By Associated Press in Denver | China Daily | Updated: 2014-07-08 07:28

An obscure, chicken-sized bird best known for its mating dance could help determine whether Democrats or Republicans control the US Senate in the November elections.

The federal government is considering listing the greater sage grouse as an endangered species next year. Doing so could limit development, energy exploration, hunting and ranching on the 67 million hectares of the bird's habitat across 11 states.

Apart from the potential economic disruption, the specter of the bird's listing is reviving US centuries-old debates about local vs federal control and whether to develop or conserve the region's vast expanses of land.

It has become a key issue in Senate races that are being closely watched because Republicans need to gain six seats in November to capture majority control of the Senate. That scenario would allow the Republicans, who are virtually certain to maintain control of the House, to essentially shut down President Barack Obama's legislative agenda.

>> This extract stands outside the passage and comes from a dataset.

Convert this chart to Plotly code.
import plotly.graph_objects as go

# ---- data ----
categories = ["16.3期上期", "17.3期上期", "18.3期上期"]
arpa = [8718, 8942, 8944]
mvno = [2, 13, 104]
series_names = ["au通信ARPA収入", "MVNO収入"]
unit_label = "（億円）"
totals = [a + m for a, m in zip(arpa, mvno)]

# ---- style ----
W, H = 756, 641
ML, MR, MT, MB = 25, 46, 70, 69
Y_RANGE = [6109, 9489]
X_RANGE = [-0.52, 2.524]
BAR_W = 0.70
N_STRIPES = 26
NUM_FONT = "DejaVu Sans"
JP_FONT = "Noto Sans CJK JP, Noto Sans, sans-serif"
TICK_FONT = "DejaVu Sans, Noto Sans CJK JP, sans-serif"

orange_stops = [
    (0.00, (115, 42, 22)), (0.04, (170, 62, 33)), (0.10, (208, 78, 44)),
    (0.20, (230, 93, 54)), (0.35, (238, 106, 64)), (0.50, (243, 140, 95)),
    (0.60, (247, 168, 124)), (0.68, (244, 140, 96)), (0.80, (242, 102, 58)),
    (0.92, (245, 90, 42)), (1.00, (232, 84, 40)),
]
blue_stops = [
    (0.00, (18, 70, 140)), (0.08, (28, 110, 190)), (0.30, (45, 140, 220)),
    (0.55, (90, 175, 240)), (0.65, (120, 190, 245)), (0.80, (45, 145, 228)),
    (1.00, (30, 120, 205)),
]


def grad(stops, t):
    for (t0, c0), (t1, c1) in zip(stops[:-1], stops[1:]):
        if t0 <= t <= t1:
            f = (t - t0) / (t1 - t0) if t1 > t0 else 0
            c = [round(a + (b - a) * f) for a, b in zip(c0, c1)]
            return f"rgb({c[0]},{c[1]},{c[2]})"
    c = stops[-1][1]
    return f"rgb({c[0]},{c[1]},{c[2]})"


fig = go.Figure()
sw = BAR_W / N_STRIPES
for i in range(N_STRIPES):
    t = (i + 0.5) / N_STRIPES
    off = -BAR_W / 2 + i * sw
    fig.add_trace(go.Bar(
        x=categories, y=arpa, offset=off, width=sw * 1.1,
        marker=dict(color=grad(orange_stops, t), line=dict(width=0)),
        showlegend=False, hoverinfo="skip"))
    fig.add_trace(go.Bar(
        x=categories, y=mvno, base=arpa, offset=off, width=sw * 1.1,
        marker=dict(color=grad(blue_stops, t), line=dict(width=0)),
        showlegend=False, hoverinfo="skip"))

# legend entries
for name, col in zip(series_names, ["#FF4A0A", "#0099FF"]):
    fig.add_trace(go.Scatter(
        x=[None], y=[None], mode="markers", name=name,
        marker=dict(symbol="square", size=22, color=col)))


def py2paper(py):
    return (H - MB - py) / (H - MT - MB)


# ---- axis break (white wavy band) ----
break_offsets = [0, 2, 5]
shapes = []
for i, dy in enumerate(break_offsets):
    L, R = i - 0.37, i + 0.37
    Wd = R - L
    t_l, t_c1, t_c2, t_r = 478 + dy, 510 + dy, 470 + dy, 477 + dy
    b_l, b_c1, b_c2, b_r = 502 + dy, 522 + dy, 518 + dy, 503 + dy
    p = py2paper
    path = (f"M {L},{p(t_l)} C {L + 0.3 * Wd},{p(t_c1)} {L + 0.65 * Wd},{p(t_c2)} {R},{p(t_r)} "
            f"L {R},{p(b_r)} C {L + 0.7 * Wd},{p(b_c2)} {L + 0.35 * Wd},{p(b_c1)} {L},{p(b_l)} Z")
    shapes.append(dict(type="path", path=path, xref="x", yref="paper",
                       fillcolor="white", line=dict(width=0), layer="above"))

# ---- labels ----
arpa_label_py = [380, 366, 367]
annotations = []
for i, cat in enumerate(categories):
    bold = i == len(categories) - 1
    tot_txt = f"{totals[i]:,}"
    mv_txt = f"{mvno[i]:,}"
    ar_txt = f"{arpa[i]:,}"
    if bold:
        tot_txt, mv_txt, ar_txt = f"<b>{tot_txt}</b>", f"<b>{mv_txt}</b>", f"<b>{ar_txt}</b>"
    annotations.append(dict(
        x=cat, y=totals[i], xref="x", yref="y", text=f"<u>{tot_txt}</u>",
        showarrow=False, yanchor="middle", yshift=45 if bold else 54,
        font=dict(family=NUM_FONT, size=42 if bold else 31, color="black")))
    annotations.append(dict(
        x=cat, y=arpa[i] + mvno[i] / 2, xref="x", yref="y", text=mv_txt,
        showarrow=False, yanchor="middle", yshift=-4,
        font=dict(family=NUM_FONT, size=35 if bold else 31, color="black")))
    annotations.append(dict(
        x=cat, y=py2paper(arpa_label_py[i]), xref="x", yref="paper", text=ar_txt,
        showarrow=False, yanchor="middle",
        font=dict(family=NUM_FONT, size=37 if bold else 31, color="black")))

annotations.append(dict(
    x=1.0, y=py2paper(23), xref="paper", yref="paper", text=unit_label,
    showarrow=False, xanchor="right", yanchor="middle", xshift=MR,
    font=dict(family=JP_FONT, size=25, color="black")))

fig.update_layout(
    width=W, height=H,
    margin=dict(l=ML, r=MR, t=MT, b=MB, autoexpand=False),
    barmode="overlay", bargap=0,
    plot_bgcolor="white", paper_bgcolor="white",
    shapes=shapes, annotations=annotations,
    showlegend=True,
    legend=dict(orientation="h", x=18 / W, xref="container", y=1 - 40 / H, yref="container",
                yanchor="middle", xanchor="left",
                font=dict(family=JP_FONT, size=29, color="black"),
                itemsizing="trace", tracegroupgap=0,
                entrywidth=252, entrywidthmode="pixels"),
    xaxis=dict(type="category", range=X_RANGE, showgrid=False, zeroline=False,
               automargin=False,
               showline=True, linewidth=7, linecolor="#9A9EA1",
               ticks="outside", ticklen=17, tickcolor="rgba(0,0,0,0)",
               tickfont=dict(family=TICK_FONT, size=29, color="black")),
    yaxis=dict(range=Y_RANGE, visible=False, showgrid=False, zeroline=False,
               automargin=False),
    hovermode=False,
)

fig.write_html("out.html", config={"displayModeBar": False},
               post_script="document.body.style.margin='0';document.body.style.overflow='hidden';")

Two Republican congressmen running for the US Senate in Montana and Colorado, Steve Daines and Cory Gardner, are co-sponsoring legislation that would prevent the federal government from listing the bird for a decade as long as states try to protect it.

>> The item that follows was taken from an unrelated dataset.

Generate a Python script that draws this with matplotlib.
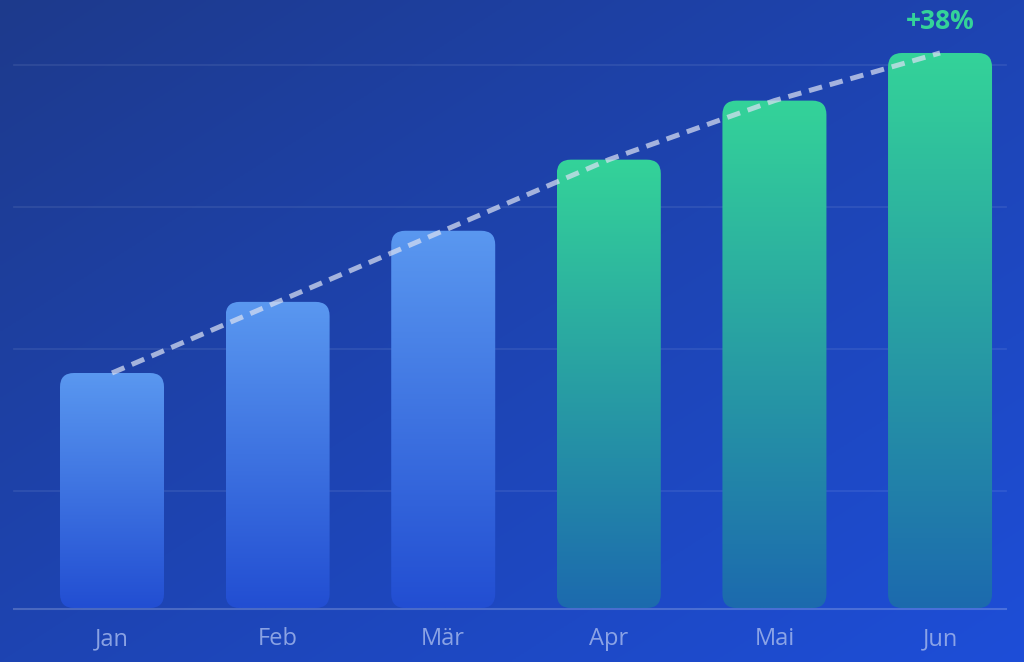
import numpy as np
import matplotlib
matplotlib.use("Agg")
import matplotlib.pyplot as plt
from matplotlib.patches import FancyBboxPatch

months = ["Jan", "Feb", "Mär", "Apr", "Mai", "Jun"]
values = [120, 130, 140, 150, 158.3, 165]
grid_vals = [103.4, 123.4, 143.35, 163.3]
baseline = 86.95

plt.rcParams['font.family'] = ['Open Sans', 'DejaVu Sans']

W, H = 1024, 662
fig = plt.figure(figsize=(W / 100, H / 100), dpi=100)
ax = fig.add_axes([0, 0, 1, 1])
ax.set_axis_off()
xlo, xhi = -0.6763, 5.507
ylo, yhi = 79.36, 172.45
ax.set_xlim(xlo, xhi)
ax.set_ylim(ylo, yhi)

# background diagonal gradient
gx, gy = np.meshgrid(np.linspace(0, 1, 256), np.linspace(0, 1, 256))
t = np.clip((gx + gy) / 2, 0, 1)
c0 = np.array([30, 58, 140]) / 255
c1 = np.array([29, 78, 216]) / 255
bg = c0[None, None, :] * (1 - t[..., None]) + c1[None, None, :] * t[..., None]
ax.imshow(bg, extent=[0, 1, 0, 1], transform=ax.transAxes, aspect='auto',
          origin='upper', zorder=0)

# grid lines
gx0, gx1 = -0.592, 5.399
for g in grid_vals:
    ax.plot([gx0, gx1], [g, g], color='white', alpha=0.09, lw=1.2, zorder=1)
ax.plot([gx0, gx1], [baseline - 0.1, baseline - 0.1], color='white', alpha=0.2,
        lw=1.5, zorder=4)

# bars
px_x = 165.6
px_y = 7.111
bw = 104 / px_x
r = 14 / px_x
blue_top = np.array([90, 152, 240]) / 255
blue_bot = np.array([34, 78, 210]) / 255
green_top = np.array([52, 211, 153]) / 255
green_bot = np.array([28, 106, 174]) / 255
for i, v in enumerate(values):
    top, bot = (blue_top, blue_bot) if i < 3 else (green_top, green_bot)
    s = np.linspace(0, 1, 256)[:, None]
    grad = top[None, :] * (1 - s) + bot[None, :] * s
    grad = grad[:, None, :]
    im = ax.imshow(grad, extent=[i - bw / 2, i + bw / 2, baseline, v],
                   aspect='auto', origin='upper', zorder=2)
    clip = FancyBboxPatch((i - bw / 2, baseline), bw, v - baseline,
                          boxstyle=f"round,pad=0,rounding_size={r}",
                          mutation_aspect=px_x / px_y,
                          transform=ax.transData, facecolor='none',
                          edgecolor='none')
    ax.add_patch(clip)
    im.set_clip_path(clip)
    ax.text(i, 82.6, months[i], ha='center', va='center', fontsize=17,
            color=(0.62, 0.70, 0.92), alpha=0.85, zorder=5)

# dashed trend line
xs = np.arange(len(values))
ax.plot(xs, values, color=(0.85, 0.88, 0.95), alpha=0.72, lw=3.6,
        dashes=(2.7, 1.6), solid_capstyle='butt', zorder=3)

pct = round((values[-1] / values[0] - 1) * 100)
ax.text(len(values) - 1, 169.4, f"+{pct}%", ha='center', va='center',
        fontsize=19, fontweight='bold', color='#34d399', zorder=5)

ax.set_xlim(xlo, xhi)
ax.set_ylim(ylo, yhi)
fig.savefig("out.png", dpi=100)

"Montanans want locally driven solutions," Daines said in an interview. "They don't want bureaucrats thousands of miles away in Washington, dictating what should happen."

Environmentalists and the two Democratic senators being challenged, John Walsh in Montana and Mark Udall in Colorado, oppose the idea. They say they don't want a listing, either, but that the threat of one is needed to push states to protect the bird.

The greater sage grouse is described in the journals of explorers Meriwether Lewis and William Clark, who were dispatched in the early 19th century by President Thomas Jefferson to lead an expedition to the Pacific coast. The bird once roamed widely across the massive sagebrush plateaus of the West's interior.

The bird is perhaps best known for its unusual springtime mating dance, during which it puffs its bulbous chest and emits odd warbles. But livestock grazing eroded the bristly plant that the bird depends upon, development chopped up its habitat and energy exploration erected towers that chased it away from its home range.

A major factor will be whether the federal, state and local landowners whose land it inhabits protect the grouse. Many environmental groups say the bird is a stand-in for a vanishing ecosystem that needs preserving.

"This is the great landscape of America, when you travel west and see open spaces," said Randi Spivak of the Center for Biological Diversity in Tucson, Arizona, one of the groups that sued to force grouse protection. "And that land has been drilled, subdivided."